### Problem details
Using the records that follow, copy every line containing the word "this".

### Data
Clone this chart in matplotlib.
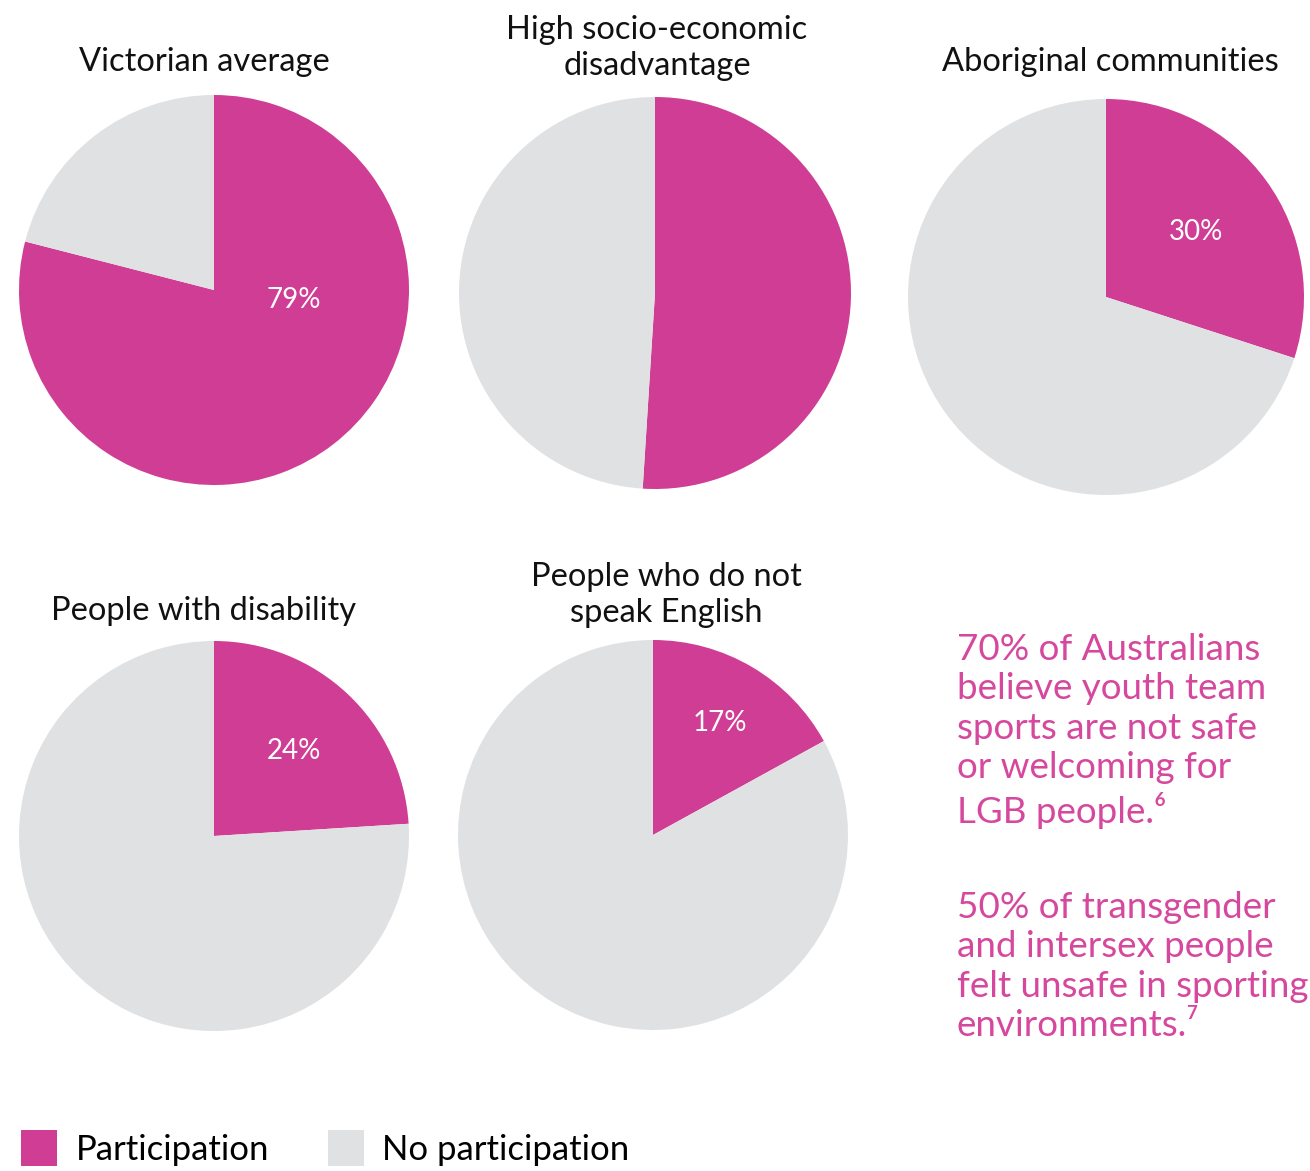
--
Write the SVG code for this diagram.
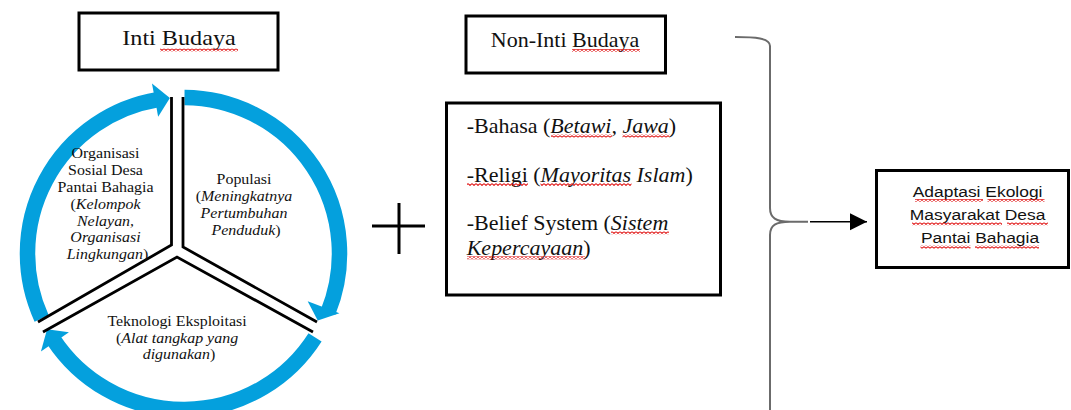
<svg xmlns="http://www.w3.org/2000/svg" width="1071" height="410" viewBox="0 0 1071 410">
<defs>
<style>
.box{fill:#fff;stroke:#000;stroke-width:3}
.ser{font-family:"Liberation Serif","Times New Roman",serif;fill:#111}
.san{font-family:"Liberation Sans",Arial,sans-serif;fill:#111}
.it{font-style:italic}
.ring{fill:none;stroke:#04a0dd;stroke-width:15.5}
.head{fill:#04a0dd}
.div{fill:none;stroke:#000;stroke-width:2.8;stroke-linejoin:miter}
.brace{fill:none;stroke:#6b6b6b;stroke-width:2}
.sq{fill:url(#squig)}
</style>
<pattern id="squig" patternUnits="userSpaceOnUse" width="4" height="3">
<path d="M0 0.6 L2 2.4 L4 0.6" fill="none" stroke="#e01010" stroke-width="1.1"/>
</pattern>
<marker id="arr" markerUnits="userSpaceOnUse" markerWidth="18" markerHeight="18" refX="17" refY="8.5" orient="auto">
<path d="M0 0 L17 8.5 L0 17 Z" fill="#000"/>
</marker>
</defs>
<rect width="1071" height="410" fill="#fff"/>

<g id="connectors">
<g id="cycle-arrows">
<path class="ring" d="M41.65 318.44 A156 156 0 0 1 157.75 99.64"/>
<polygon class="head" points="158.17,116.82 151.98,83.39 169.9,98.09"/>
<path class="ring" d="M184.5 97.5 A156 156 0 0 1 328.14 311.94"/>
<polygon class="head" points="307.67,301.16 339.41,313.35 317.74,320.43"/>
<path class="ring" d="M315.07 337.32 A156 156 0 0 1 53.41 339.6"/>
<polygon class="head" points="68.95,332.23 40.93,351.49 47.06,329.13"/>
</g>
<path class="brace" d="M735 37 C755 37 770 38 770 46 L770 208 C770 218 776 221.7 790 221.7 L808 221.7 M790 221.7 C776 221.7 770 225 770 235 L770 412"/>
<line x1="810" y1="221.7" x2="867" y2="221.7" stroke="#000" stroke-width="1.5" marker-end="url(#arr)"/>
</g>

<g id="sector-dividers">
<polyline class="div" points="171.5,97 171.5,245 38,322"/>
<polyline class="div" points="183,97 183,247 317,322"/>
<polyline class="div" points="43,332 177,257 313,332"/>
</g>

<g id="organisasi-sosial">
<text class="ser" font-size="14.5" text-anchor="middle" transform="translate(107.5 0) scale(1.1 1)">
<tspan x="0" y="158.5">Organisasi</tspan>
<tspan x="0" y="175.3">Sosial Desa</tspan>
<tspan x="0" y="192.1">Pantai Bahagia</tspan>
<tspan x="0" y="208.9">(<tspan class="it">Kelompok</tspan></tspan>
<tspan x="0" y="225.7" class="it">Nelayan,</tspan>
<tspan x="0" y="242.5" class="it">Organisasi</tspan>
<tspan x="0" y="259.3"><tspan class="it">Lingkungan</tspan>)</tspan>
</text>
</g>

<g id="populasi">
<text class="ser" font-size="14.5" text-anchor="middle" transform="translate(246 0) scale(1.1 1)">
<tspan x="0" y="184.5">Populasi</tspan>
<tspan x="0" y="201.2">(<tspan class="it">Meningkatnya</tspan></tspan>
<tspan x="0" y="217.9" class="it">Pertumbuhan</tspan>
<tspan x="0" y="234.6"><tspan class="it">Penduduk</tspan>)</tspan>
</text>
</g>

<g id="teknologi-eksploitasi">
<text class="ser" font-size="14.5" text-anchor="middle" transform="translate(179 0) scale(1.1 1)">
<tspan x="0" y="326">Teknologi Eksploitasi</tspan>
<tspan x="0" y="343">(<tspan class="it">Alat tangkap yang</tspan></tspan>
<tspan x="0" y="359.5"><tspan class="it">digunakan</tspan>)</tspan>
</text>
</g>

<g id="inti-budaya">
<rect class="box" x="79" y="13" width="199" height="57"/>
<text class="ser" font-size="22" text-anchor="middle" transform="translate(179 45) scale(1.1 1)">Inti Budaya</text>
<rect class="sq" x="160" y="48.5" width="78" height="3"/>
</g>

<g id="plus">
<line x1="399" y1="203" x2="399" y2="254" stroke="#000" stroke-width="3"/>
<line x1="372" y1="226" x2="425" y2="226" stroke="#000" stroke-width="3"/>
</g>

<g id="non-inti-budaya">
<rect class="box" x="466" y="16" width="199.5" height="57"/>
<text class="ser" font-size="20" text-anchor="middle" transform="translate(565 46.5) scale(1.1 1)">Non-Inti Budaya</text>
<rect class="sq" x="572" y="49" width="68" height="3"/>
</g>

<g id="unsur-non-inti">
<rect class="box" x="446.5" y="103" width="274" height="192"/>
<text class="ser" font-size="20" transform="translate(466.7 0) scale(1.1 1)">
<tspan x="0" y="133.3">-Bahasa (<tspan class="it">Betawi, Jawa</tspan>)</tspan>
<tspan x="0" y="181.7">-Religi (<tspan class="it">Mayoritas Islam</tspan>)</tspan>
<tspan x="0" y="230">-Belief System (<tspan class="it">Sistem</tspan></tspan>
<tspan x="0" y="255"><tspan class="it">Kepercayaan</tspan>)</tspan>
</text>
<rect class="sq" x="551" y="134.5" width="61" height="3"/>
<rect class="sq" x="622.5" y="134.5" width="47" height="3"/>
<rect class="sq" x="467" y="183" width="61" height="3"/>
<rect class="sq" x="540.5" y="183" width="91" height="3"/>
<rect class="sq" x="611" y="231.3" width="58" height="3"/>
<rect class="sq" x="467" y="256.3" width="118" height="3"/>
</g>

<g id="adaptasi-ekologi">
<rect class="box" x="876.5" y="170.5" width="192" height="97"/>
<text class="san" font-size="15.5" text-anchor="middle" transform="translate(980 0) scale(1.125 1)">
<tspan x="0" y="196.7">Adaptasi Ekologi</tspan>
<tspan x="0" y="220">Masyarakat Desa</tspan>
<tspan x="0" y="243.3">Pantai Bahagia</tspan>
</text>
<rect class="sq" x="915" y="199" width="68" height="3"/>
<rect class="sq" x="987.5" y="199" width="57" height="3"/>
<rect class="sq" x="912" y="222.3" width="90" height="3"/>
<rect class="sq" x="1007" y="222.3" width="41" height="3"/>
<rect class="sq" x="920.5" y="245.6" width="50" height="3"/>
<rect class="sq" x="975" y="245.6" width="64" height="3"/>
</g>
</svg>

### Response below
Clone this chart in matplotlib.
Write the SVG code for this diagram.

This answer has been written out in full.